More noteworthy is the Swiss response. That President Parmelin requested the call first suggests that Korea’s AI hub concept may be perceived as a potential competitor to Geneva’s existing international-organization ecosystem. Parmelin’s mention of the 2027 Geneva AI Summit and his invitation for Korea to participate is a gesture of “let’s cooperate” — and simultaneously a message that “Geneva is also a center of AI governance.”
And then there was Kim Min-seok’s key framing shift. “The Global AI Hub is less a new organization than an international program, like the WHO’s Global Health Workforce Hub, that develops technology, norms, and education discussions in the AI field.” Significant. The hub has been repositioned as a “program” rather than a “new organization.” This is the execution of the “position that the U.S. cannot oppose” strategy analyzed earlier — the U.S. will block a new international body, but has weaker grounds to oppose a cooperation program among existing bodies.
The first meeting of the Global Dialogue on AI Governance is scheduled in Geneva for July 2026. El Salvador and Estonia co-chair that dialogue — not Korea. Whether Korea’s Global AI Hub positions itself as complementary to this existing process is the criterion of success or failure. Kim’s “program” framing signals a complementary posture.
7. Closing — week-one scorecard
Diplomatic speed: A. Eight days from declaration to six-agency LOIs. Fast.
Substantive output: A-. Beyond expectations. Guterres’ support + UNICEF’s pledge to participate + six-agency LOI signings (ILO, IOM, ITU, WHO, WFP, UNDP) + a call from the Swiss president. Upgraded from “verbal support” to “documented cooperation intent.” That said, an LOI is non-binding, and there is still distance to “formal resolution.”
Strategic coherence: B+. Initially C. The contradiction between “leading together with the U.S.” and the U.S.’s rejection of UN AI governance was unresolved. But Kim’s Geneva framing — “a program, not a new organization” — is in effect the answer to that contradiction. Not a “new international body” the U.S. opposes, but a “cooperation program” among existing bodies — and the collision can be avoided. The framing shift is strategically smart.
Business opportunity creation: entering concretization. The six LOIs move the conversation from “possibility” to “scheduled cooperation.” Scenarios — AI governance industry, AI infrastructure exports to developing countries, international AI talent inflow — now have documentary backing in the LOIs.
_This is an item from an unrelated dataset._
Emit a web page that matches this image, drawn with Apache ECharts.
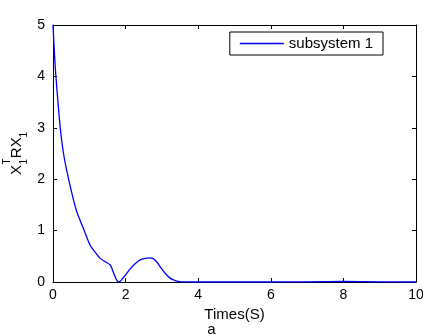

Especially the participation of the WFP and the WHO has a high chance of producing concrete projects in AI + agriculture and AI + health.
The first-week scorecard reads: “Strong start, and a workaround for the core contradiction was found.” The framing shift from “new organization” to “program” is a pragmatist’s move — building substantive results while dodging U.S. opposition. Guterres’ support, six LOIs, the Swiss president’s interest — for these assets, secured in eight days, to translate into substance, the next milestones are clear. Korea’s program being adopted as an official agenda item at the July Geneva Global Dialogue on AI Governance, and a concrete roadmap presented at the September UN General Assembly.
Hosting a building, or building a program — either is only the beginning. What rules get written inside is the real game. Whether Korea ends up on the rule-writing side, or merely as a host that provides infrastructure, will be decided over the next six months.